* **Excerpted records**

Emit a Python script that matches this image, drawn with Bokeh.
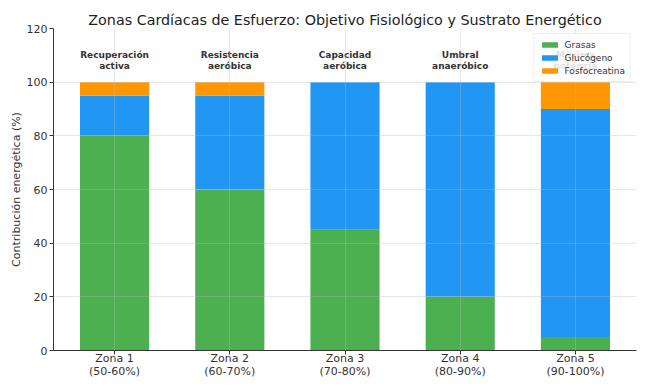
from bokeh.plotting import figure
from bokeh.models import ColumnDataSource, FixedTicker, Legend
from bokeh.core.properties import value
from bokeh.embed import file_html
from bokeh.resources import INLINE

zonas = ["Zona 1\n(50-60%)", "Zona 2\n(60-70%)", "Zona 3\n(70-80%)", "Zona 4\n(80-90%)", "Zona 5\n(90-100%)"]
objetivos = ["Recuperación\nactiva", "Resistencia\naeróbica", "Capacidad\naeróbica", "Umbral\nanaeróbico", "Máxima\npotencia"]
grasas = [80, 60, 45, 20, 5]
glucogeno = [15, 35, 55, 80, 85]
fosfocreatina = [5, 5, 0, 0, 10]
series = ["Grasas", "Glucógeno", "Fosfocreatina"]
colores = ["#4CAF50", "#2196F3", "#FF9800"]
y_ticks = [0, 20, 40, 60, 80, 100, 120]

FONT = "DejaVu Sans"
xs = list(range(len(zonas)))
source = ColumnDataSource(dict(x=xs, Grasas=grasas, Glucógeno=glucogeno, Fosfocreatina=fosfocreatina))

p = figure(width=662, height=390, x_range=(-0.53, 4.53), y_range=(0, 120),
           output_backend="svg", toolbar_location=None,
           title="Zonas Cardíacas de Esfuerzo: Objetivo Fisiológico y Sustrato Energético",
           min_border_left=53, min_border_right=26, min_border_top=28, min_border_bottom=40)

renderers = p.vbar_stack(series, x="x", width=0.6, color=colores, source=source, line_width=0)

p.text(x=xs, y=[104] * len(xs), text=objetivos, text_align="center", text_baseline="bottom",
       text_font=value(FONT), text_font_style="bold", text_font_size="9px", text_color="#333333",
       text_line_height=1.15)

legend = Legend(items=[(s, [r]) for s, r in zip(series, renderers)], location="top_right",
                margin=5, padding=5, spacing=2, label_text_font=FONT, label_text_font_size="9px",
                label_height=11, glyph_height=7, glyph_width=20, label_standoff=5,
                border_line_color="#dddddd", background_fill_alpha=0.85,
                label_text_color="#333333")
p.add_layout(legend, "center")

p.title.align = "center"
p.title.text_font = FONT
p.title.text_font_size = "14.3px"
p.title.text_font_style = "normal"
p.title.text_color = "#222222"
p.title.standoff = 2

p.outline_line_color = None
p.xaxis.ticker = FixedTicker(ticks=xs)
p.xaxis.major_label_overrides = {i: z for i, z in enumerate(zonas)}
p.yaxis.ticker = FixedTicker(ticks=y_ticks)
for ax in (p.xaxis, p.yaxis):
    ax.axis_line_color = "#333333"
    ax.major_tick_line_color = "#333333"
    ax.major_tick_out = 4
    ax.major_tick_in = 0
    ax.minor_tick_line_color = None
    ax.major_label_text_font = FONT
    ax.major_label_text_font_size = "11px"
    ax.major_label_text_color = "#333333"
    ax.major_label_standoff = 2
p.xaxis.major_label_standoff = -3
p.xaxis.major_label_text_line_height = 1.0
p.yaxis.axis_label = "Contribución energética (%)"
p.yaxis.axis_label_text_font = FONT
p.yaxis.axis_label_text_font_size = "11px"
p.yaxis.axis_label_text_font_style = "normal"
p.yaxis.axis_label_text_color = "#333333"
p.yaxis.axis_label_standoff = 1

p.xgrid.ticker = FixedTicker(ticks=xs)
p.ygrid.ticker = FixedTicker(ticks=y_ticks)
for g in (p.xgrid, p.ygrid):
    g.grid_line_color = "#bbbbbb"
    g.grid_line_alpha = 0.35
    g.level = "overlay"

open("out.html", "w").write(file_html(p, INLINE))
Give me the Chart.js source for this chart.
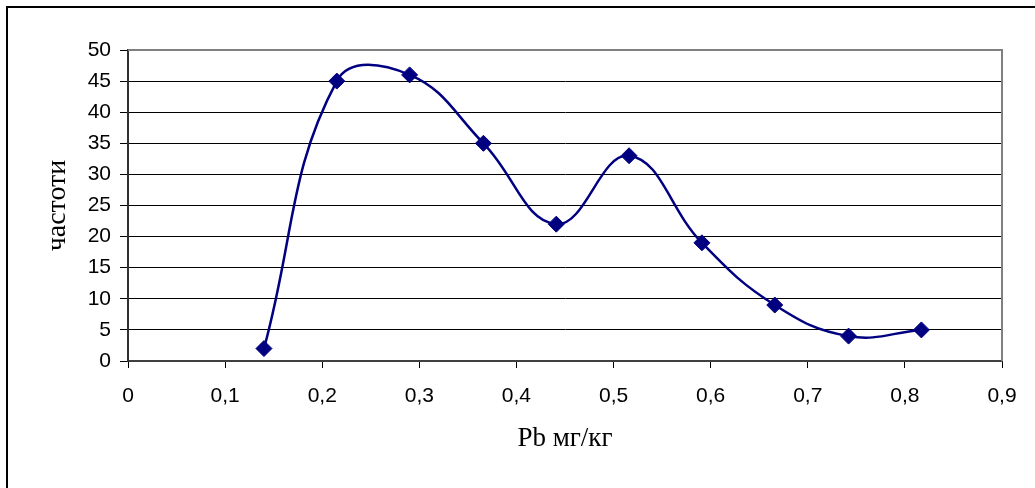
<!DOCTYPE html>
<html>
<head>
<meta charset="utf-8">
<script src="https://cdn.jsdelivr.net/npm/chart.js@4.4.1/dist/chart.umd.min.js"></script>
<style>
  html, body { margin: 0; padding: 0; background: #fff; }
  #wrap { position: relative; width: 1035px; height: 488px; overflow: hidden; }
  #frame { position: absolute; left: 6px; top: 6px; width: 1100px; height: 600px;
           border-left: 2px solid #000; border-top: 2px solid #000; }
  canvas { position: absolute; left: 0; top: 0; }
</style>
</head>
<body>
<div id="wrap">
  <div id="frame"></div>
  <canvas id="chart" width="1035" height="488"></canvas>
</div>
<script>
// data
const pbValues = [0.14, 0.215, 0.29, 0.366, 0.441, 0.516, 0.591, 0.666, 0.742, 0.817];
const frequencies = [2, 45, 46, 35, 22, 33, 19, 9, 4, 5];
const xTicks = [0, 0.1, 0.2, 0.3, 0.4, 0.5, 0.6, 0.7, 0.8, 0.9];
const xTickLabels = ['0', '0,1', '0,2', '0,3', '0,4', '0,5', '0,6', '0,7', '0,8', '0,9'];
const yTicks = [0, 5, 10, 15, 20, 25, 30, 35, 40, 45, 50];

// grey border on the top and right of the plot area
const plotBorder = {
    id: 'plotBorder',
    afterDraw(chart) {
        const { ctx, chartArea: a } = chart;
        ctx.save();
        ctx.strokeStyle = '#808080';
        ctx.lineWidth = 2;
        ctx.beginPath();
        ctx.moveTo(a.left, a.top);
        ctx.lineTo(a.right, a.top);
        ctx.lineTo(a.right, a.bottom);
        ctx.stroke();
        ctx.restore();
    }
};

const ctx = document.getElementById('chart').getContext('2d');
new Chart(ctx, {
    type: 'scatter',
    data: {
        datasets: [{
            data: pbValues.map((x, i) => ({ x: x, y: frequencies[i] })),
            showLine: true,
            tension: 0.42,
            borderColor: '#000080',
            borderWidth: 2.5,
            backgroundColor: '#000080',
            pointStyle: 'rectRot',
            pointRadius: 8,
            pointBorderWidth: 1,
            pointBorderColor: '#000080',
            pointBackgroundColor: '#000080',
            clip: false
        }]
    },
    options: {
        responsive: false,
        animation: false,
        layout: { padding: { left: 0, right: 33, top: 50, bottom: 27 } },
        plugins: {
            legend: { display: false },
            tooltip: { enabled: false }
        },
        scales: {
            x: {
                type: 'linear',
                min: 0,
                max: 0.9,
                afterBuildTicks: s => { s.ticks = xTicks.map(v => ({ value: v })); },
                afterFit: s => { s.height = 100; },
                grid: { drawOnChartArea: false, drawTicks: true, tickLength: 7, color: '#000', lineWidth: 1 },
                border: { display: true, color: '#404040', width: 2 },
                ticks: {
                    padding: 16,
                    color: '#000',
                    font: { family: 'Liberation Sans, Arial, sans-serif', size: 21 },
                    maxRotation: 0,
                    callback: (v, i) => xTickLabels[i]
                },
                title: {
                    display: true,
                    text: 'Pb мг/кг',
                    color: '#000',
                    font: { family: 'Liberation Serif, Times New Roman, serif', size: 27, weight: 'normal' },
                    padding: { top: 0, bottom: 6 }
                }
            },
            y: {
                min: 0,
                max: 50,
                afterBuildTicks: s => { s.ticks = yTicks.map(v => ({ value: v })); },
                afterFit: s => { s.width = 128; },
                grid: { drawTicks: true, tickLength: 8, color: '#000', lineWidth: 1 },
                border: { display: true, color: '#303030', width: 2 },
                ticks: {
                    padding: 9,
                    color: '#000',
                    font: { family: 'Liberation Sans, Arial, sans-serif', size: 21 }
                },
                title: {
                    display: true,
                    text: 'частоти',
                    color: '#000',
                    font: { family: 'Liberation Serif, Times New Roman, serif', size: 28, weight: 'normal' },
                    padding: { top: 41, bottom: 0 }
                }
            }
        }
    },
    plugins: [plotBorder]
});
</script>
</body>
</html>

* **Required work**
Copy every line of the records above that contains "this".

* **Full solution**
Emit a Python script that matches this image, drawn with Bokeh.
Give me the Chart.js source for this chart.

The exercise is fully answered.